The Fed Holds Rates Steady as Global Central Banks Diverge
The Federal Reserve's decision to maintain rates at 4.5% contrasts with rate cuts in Europe and Asia, widening a policy gap with significant consequences for trade and capital flows.
The Federal Reserve held its benchmark interest rate steady at 4.25 to 4.5 percent on Wednesday, as expected, while signaling that further cuts remain unlikely before the second half of 2026. The decision widens the gap between U.S. monetary policy and the more dovish trajectories of the European Central Bank, the Bank of Japan, and several emerging-market central banks.
The Divergence
The ECB has cut rates three times since September, bringing its deposit facility rate to 2.5 percent. The Bank of England has cut twice, to 4.0 percent. The Bank of Canada is at 3.5 percent after four consecutive cuts. Even the Bank of Japan, which only exited negative rates in 2024, has paused its nascent tightening cycle and is widely expected to hold through the year.
The result is a dollar that has strengthened roughly 8 percent on a trade-weighted basis over the past six months, a significant move that is already affecting trade balances, corporate earnings, and debt service costs in emerging markets with dollar-denominated borrowing.
Why the Fed Is Holding
Chair Jerome Powell, in his post-meeting press conference, cited three factors: labor market resilience, sticky services inflation that remains above the Fed's 2 percent target, and uncertainty about fiscal policy.

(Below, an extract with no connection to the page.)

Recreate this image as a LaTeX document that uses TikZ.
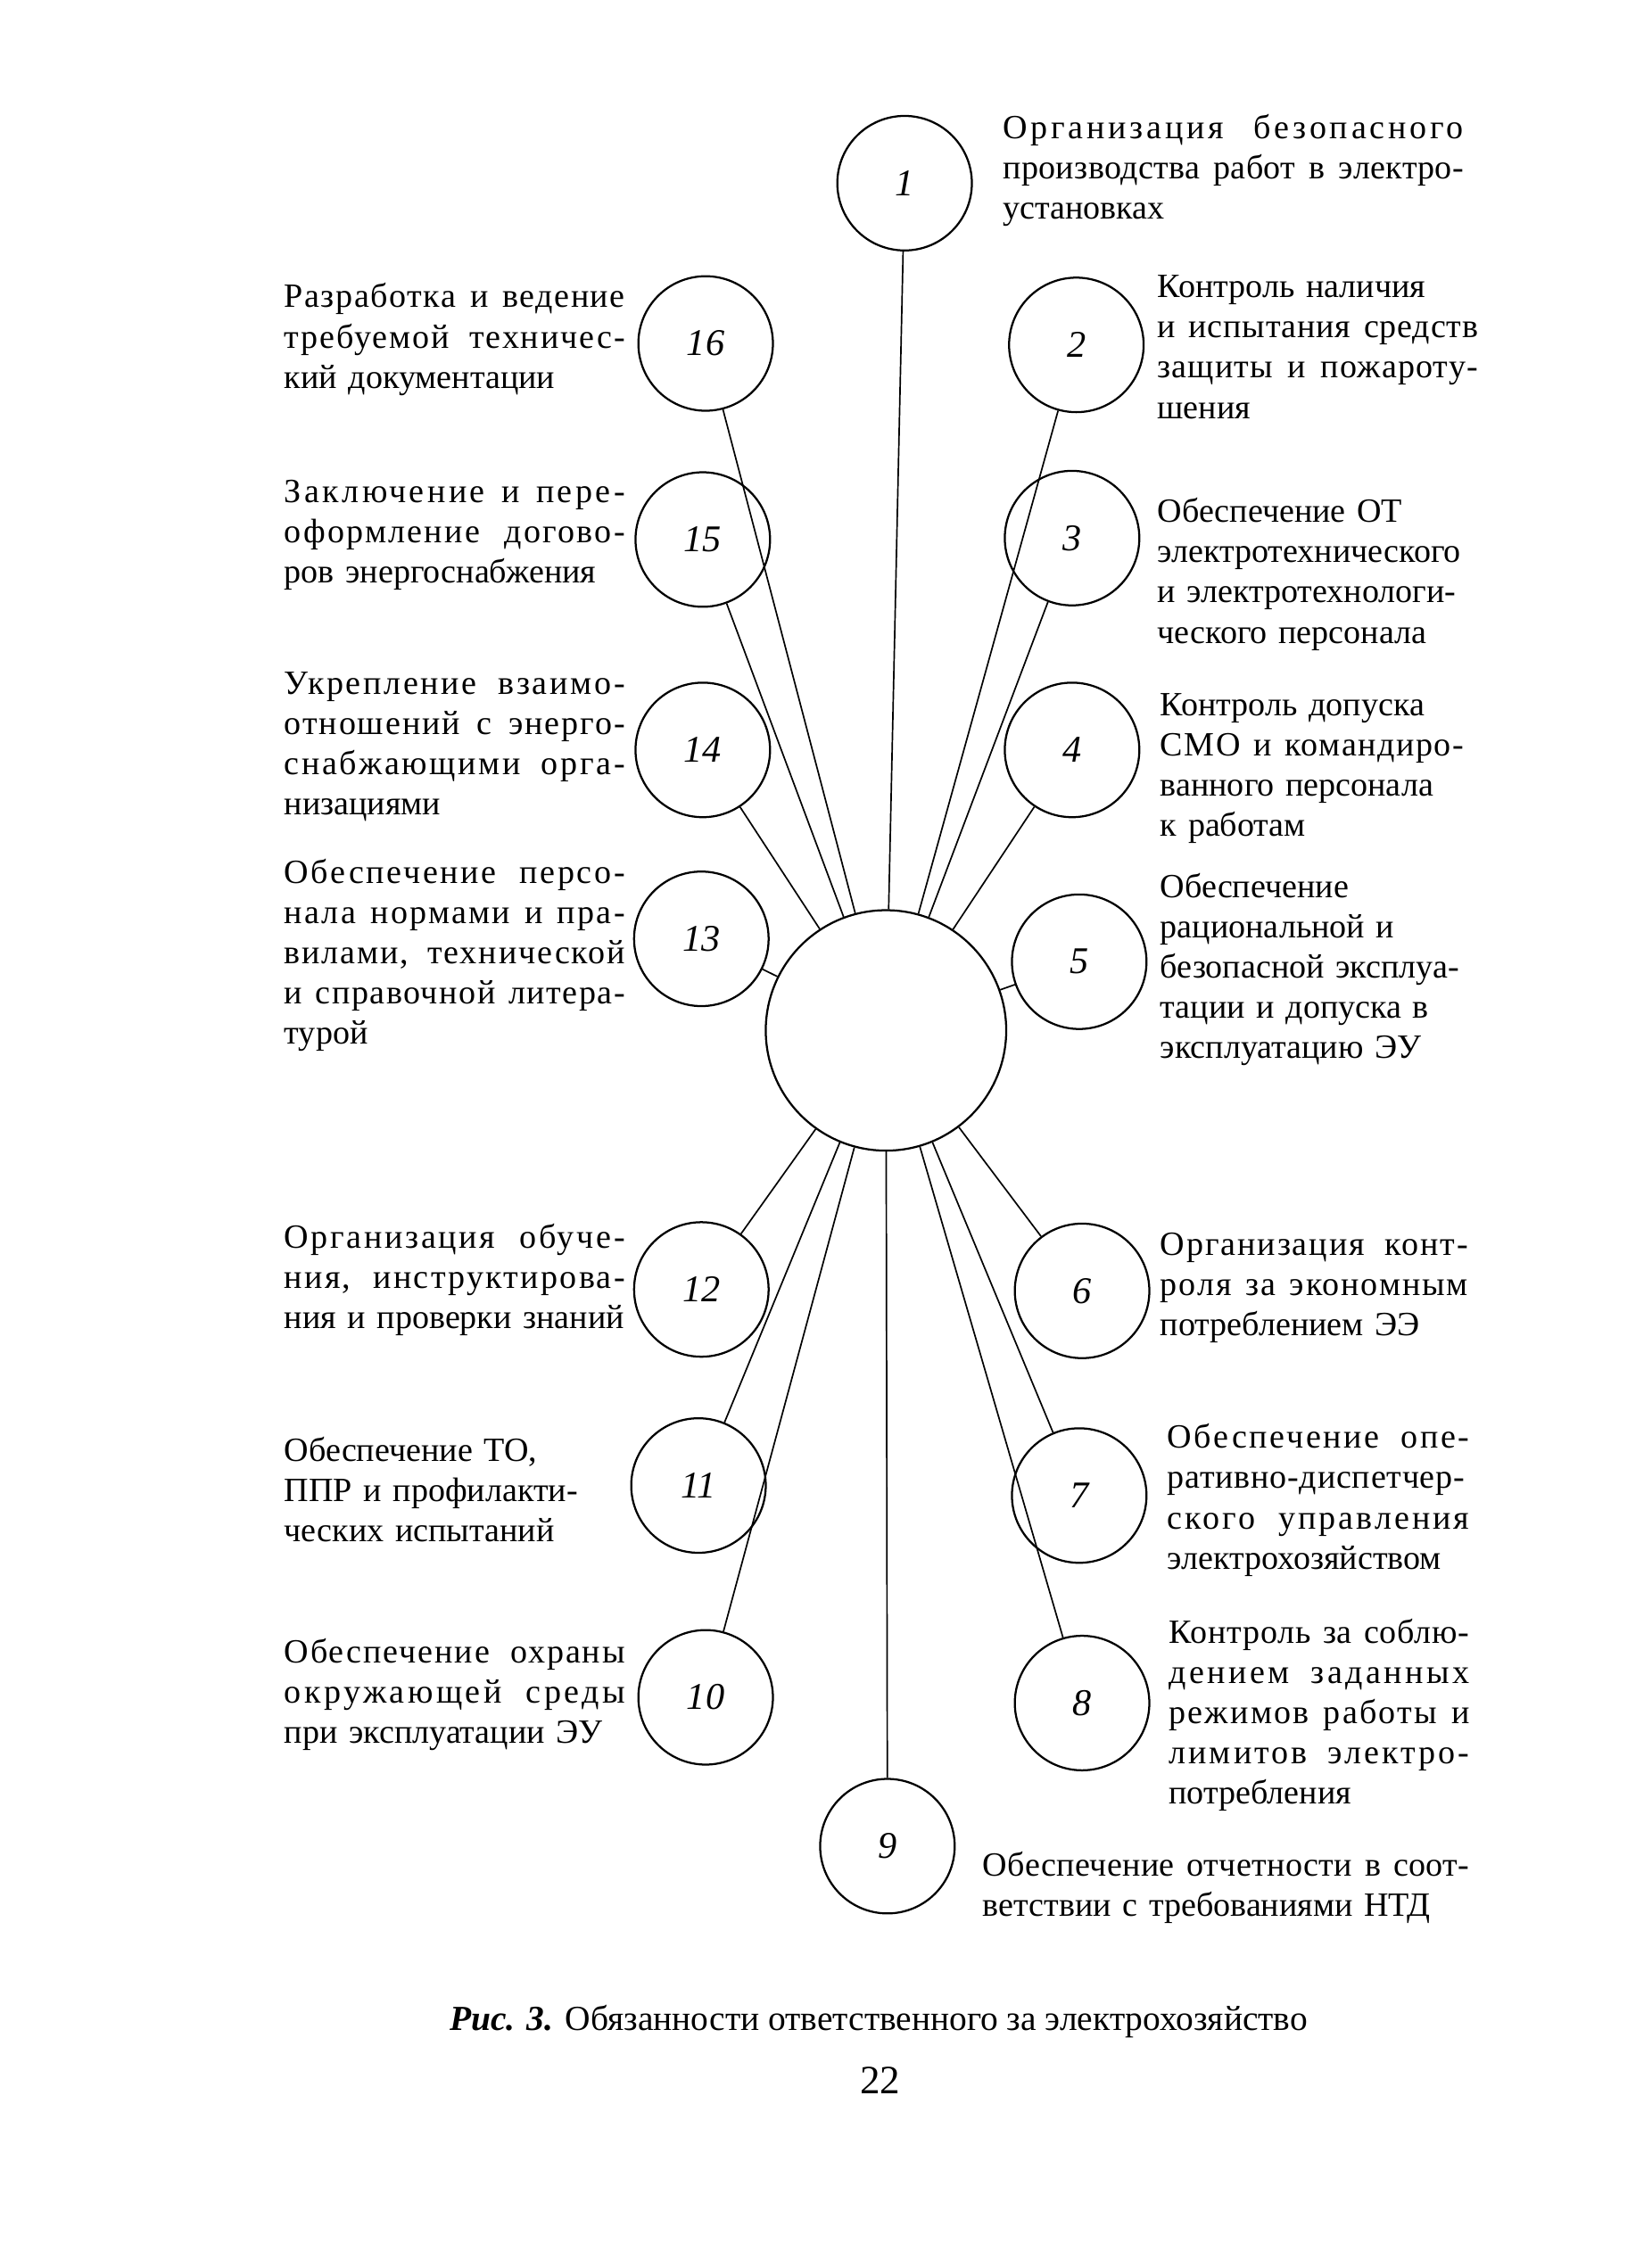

The last point is the most significant for markets. The current administration's tariff policies have introduced a supply-side inflationary impulse that the Fed cannot easily model. Import prices have risen, and businesses report passing through tariff costs to consumers at a higher rate than in previous episodes.
"We need to see more data on how trade policy is affecting the inflation trajectory before adjusting our stance," Powell said, a diplomatic way of saying the Fed is waiting to see whether tariffs are a one-time price level adjustment or a persistent inflationary force.
Global Consequences
The strong dollar is a mixed blessing for the United States. It reduces the cost of imports and makes foreign travel cheaper for Americans. But it also makes U.S. exports less competitive, widening the trade deficit, an outcome that sits uncomfortably with an administration that has made trade balance reduction a stated priority.
For emerging markets, the consequences are more straightforward and more painful. A strong dollar increases the real burden of dollar-denominated debt, tightens financial conditions, and can trigger capital outflows as investors chase higher yields in U.S. assets.
The IMF estimates that a sustained 10 percent appreciation of the dollar reduces GDP growth in emerging markets by 0.5 to 1.0 percentage points, with the impact concentrated in countries with large current account deficits and high external debt ratios.
The Policy Paradox
The United States is thus caught in a familiar policy paradox: tariffs intended to protect domestic industry are contributing to a strong dollar that undermines the competitiveness of domestic exporters. Meanwhile, fiscal expansion is keeping interest rates elevated, further strengthening the currency.
This is not a new dynamic: the Reagan administration faced a similar situation in the early 1980s, ultimately leading to the Plaza Accord in 1985. Whether today's policymakers will acknowledge the contradiction, let alone address it, remains an open question.